Happ (3-2), who suffered a skull fracture and sprained right knee when he fell to the ground after getting hit with a liner by Desmond Jennings on May 7, allowed two runs and five hits over 5 1-3 innings. It was his third start overall since returning from the disabled list.

"I thought Happ pitched really well," Rays manager Joe Maddon said. "You've got to congratulate him, based on what happened to him previously, how difficult that may have been. A big part of our problem tonight was how well he pitched. I thought his stuff was really good, maybe as good as I've seen him."

It was Happ's first victory since beating Kansas City on April 12.

"He threw great," Toronto manager John Gibbons said.

Adam Lind homered twice for the Blue Jays. Jose Bautista hit his 28th homer of the season.

Happ retired nine in a row before Jason Bourgeois opened the fourth with a bunt single down the first base line. Happ fielded the bunt and landed hard on his right knee while shoveling the ball to first from his glove. The left-hander stayed in the game after making a couple of warmup throws.

"I kind of landed on the kneecap there, pushed it in," Happ said. "I just needed a couple minutes to let it die down. It was fine after that."

Ben Zobrist hit a sacrifice fly and Yunel Escobar had a run-scoring single later in the fourth to get Tampa Bay within 3-2.

Bautista put the Blue Jays up 1-0 on a solo shot off Roberto Hernandez (6-13) in the first. Edwin Encarnacion drove in a run with a grounder and Brett Lawrie had an RBI single as Toronto took a 3-0 lead in the third.

Lind had a solo shot and Lawrie scored a nifty base running play to put the Blue Jays ahead 5-2 in the sixth. Lawrie was on second and took off for third, catching reliever Alex Torres off guard. The Rays left-hander made a last-second errant throw to third that allowed Lawrie to score.

"He did it on his own," Gibbons said. "He caught the guy sleeping out there, and we caught a break throwing it away. Brett, he's feeling good about himself."
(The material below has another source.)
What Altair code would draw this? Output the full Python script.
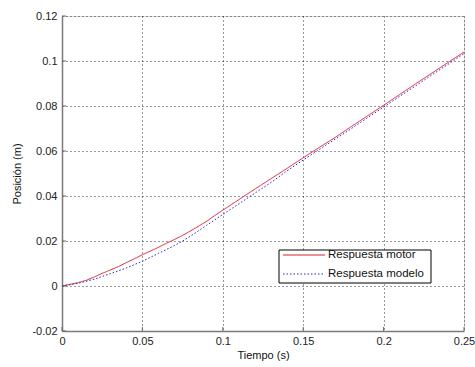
import altair as alt
import pandas as pd

# ---- data ----
t_motor = [0, 0.005, 0.01, 0.015, 0.02, 0.025, 0.03, 0.035, 0.04, 0.045, 0.05,
           0.055, 0.06, 0.065, 0.07, 0.075, 0.08, 0.085, 0.09, 0.095, 0.1,
           0.11, 0.12, 0.13, 0.14, 0.15, 0.16, 0.17, 0.18, 0.19, 0.2,
           0.21, 0.22, 0.23, 0.24, 0.25]
motor = [0, 0.0007, 0.0015, 0.0025, 0.0040, 0.0056, 0.0071, 0.0086, 0.0104, 0.0121, 0.0139,
         0.0155, 0.0172, 0.0190, 0.0207, 0.0225, 0.0245, 0.0266, 0.0288, 0.0313, 0.0337,
         0.0384, 0.0431, 0.0477, 0.0523, 0.0570, 0.0616, 0.0661, 0.0709, 0.0756, 0.0803,
         0.0851, 0.0899, 0.0946, 0.0993, 0.1040]

t_modelo = [0, 0.01, 0.02, 0.03, 0.04, 0.05, 0.06, 0.07, 0.075, 0.08, 0.09, 0.1,
            0.11, 0.12, 0.13, 0.14, 0.15, 0.16, 0.17, 0.18, 0.19, 0.2,
            0.21, 0.22, 0.23, 0.24, 0.25]
modelo = [0, 0.0012, 0.0030, 0.0055, 0.0080, 0.0110, 0.0145, 0.0180, 0.0200, 0.0222, 0.0270, 0.0318,
          0.0365, 0.0413, 0.0460, 0.0512, 0.0560, 0.0607, 0.0653, 0.0700, 0.0748, 0.0795,
          0.0843, 0.0890, 0.0938, 0.0985, 0.1033]

series = ["Respuesta motor", "Respuesta modelo"]
colors = ["#e0202c", "#2626c8"]
dashes = [[1, 0], [1.5, 2]]
x_ticks = [0, 0.05, 0.1, 0.15, 0.2, 0.25]
y_ticks = [-0.02, 0, 0.02, 0.04, 0.06, 0.08, 0.1, 0.12]

df = pd.concat([
    pd.DataFrame({"t": t_motor, "y": motor, "serie": series[0]}),
    pd.DataFrame({"t": t_modelo, "y": modelo, "serie": series[1]}),
])
xt = pd.DataFrame({"v": x_ticks})
yt = pd.DataFrame({"v": y_ticks})

W, H = 402, 315
FONT = "Liberation Sans"
xs = alt.Scale(domain=[0, 0.25], nice=False, zero=False)
ys = alt.Scale(domain=[-0.02, 0.12], nice=False, zero=False)
lab = "datum.value == 0 ? '0' : toString(round(datum.value * 100000) / 100000)"
GRID = dict(grid=True, gridDash=[1, 3], gridColor="#000", gridOpacity=0.8,
            domainColor="#7a7a7a", domainWidth=1.5, ticks=False,
            labelFont=FONT, labelFontSize=11, labelColor="#222", labelFlush=False,
            titleFont=FONT, titleFontSize=11, titleFontWeight="normal", titleColor="#111")

lines = alt.Chart(df).mark_line(strokeWidth=1, clip=True).encode(
    x=alt.X("t:Q", scale=xs, axis=alt.Axis(values=x_ticks, title="Tiempo (s)", labelExpr=lab,
                                           labelPadding=4, titlePadding=3, **GRID)),
    y=alt.Y("y:Q", scale=ys, axis=alt.Axis(values=y_ticks, title="Posición (m)", labelExpr=lab,
                                           labelPadding=5, titlePadding=9, **GRID)),
    color=alt.Color("serie:N", scale=alt.Scale(domain=series, range=colors), legend=None),
    strokeDash=alt.StrokeDash("serie:N", scale=alt.Scale(domain=series, range=dashes), legend=None),
)

xtick = alt.Chart(xt).mark_rule(color="#666", strokeWidth=1).encode(
    x=alt.X("v:Q", scale=xs), y=alt.value(H), y2=alt.value(H - 4))
ytick = alt.Chart(yt).mark_rule(color="#666", strokeWidth=1).encode(
    y=alt.Y("v:Q", scale=ys), x=alt.value(0), x2=alt.value(4))

# ---- legend box (inside plot, lower right) ----
LX, LY, LW, LH = 217, 234, 152, 33
ROW0, ROWH = 5, 19
box = alt.Chart(pd.DataFrame({"a": [0]})).mark_rect(fill="#fff", stroke="#000", strokeWidth=1).encode(
    x=alt.value(LX), x2=alt.value(LX + LW), y=alt.value(LY), y2=alt.value(LY + LH))
leg_layers = [box]
for i, s in enumerate(series):
    yy = LY + ROW0 + i * ROWH
    d = pd.DataFrame({"serie": [s]})
    leg_layers.append(alt.Chart(d).mark_rule(color=colors[i], strokeDash=dashes[i], strokeWidth=1).encode(
        x=alt.value(LX + 4), x2=alt.value(LX + 46), y=alt.value(yy)))
    leg_layers.append(alt.Chart(d).mark_text(align="left", baseline="middle", font=FONT, fontSize=11.5,
                                             color="#111").encode(
        text="serie:N", x=alt.value(LX + 49), y=alt.value(yy)))

chart = alt.layer(lines, xtick, ytick, *leg_layers).properties(
    width=W, height=H,
    autosize=alt.AutoSizeParams(type="none"),
    padding={"left": 62, "top": 16, "right": 11, "bottom": 36},
).configure_view(stroke=None).configure(background="#fff")

chart.save("out.html", embed_options={"renderer": "svg", "actions": False})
Lind added a solo drive in the eighth. He move past Ernie Whitt (131) into eighth place on the Blue Jays' career home run list with 133.

Hernandez gave up five runs and seven hits in 5 2-3 innings.

Happ's outing came two days after Tampa Bay's Alex Cobb allowed one run over five innings in the Rays' 7-1 victory over Seattle, his first big league game since being hit in the head by a batted ball two months ago.

Cobb sustained a concussion after being struck on the right ear by a liner hit by Kansas City's Eric Hosmer on June 15 at Tropicana Field.

With a win Sunday, the Blue Jays will win a road series against Tampa Bay for the first time since April 2007. That information was written on a message board in the Toronto clubhouse.

"Roy Halladay couldn't beat Tampa," Lind said. "Obviously we know how hard it is to come in here and not just winning a series, but winning a game."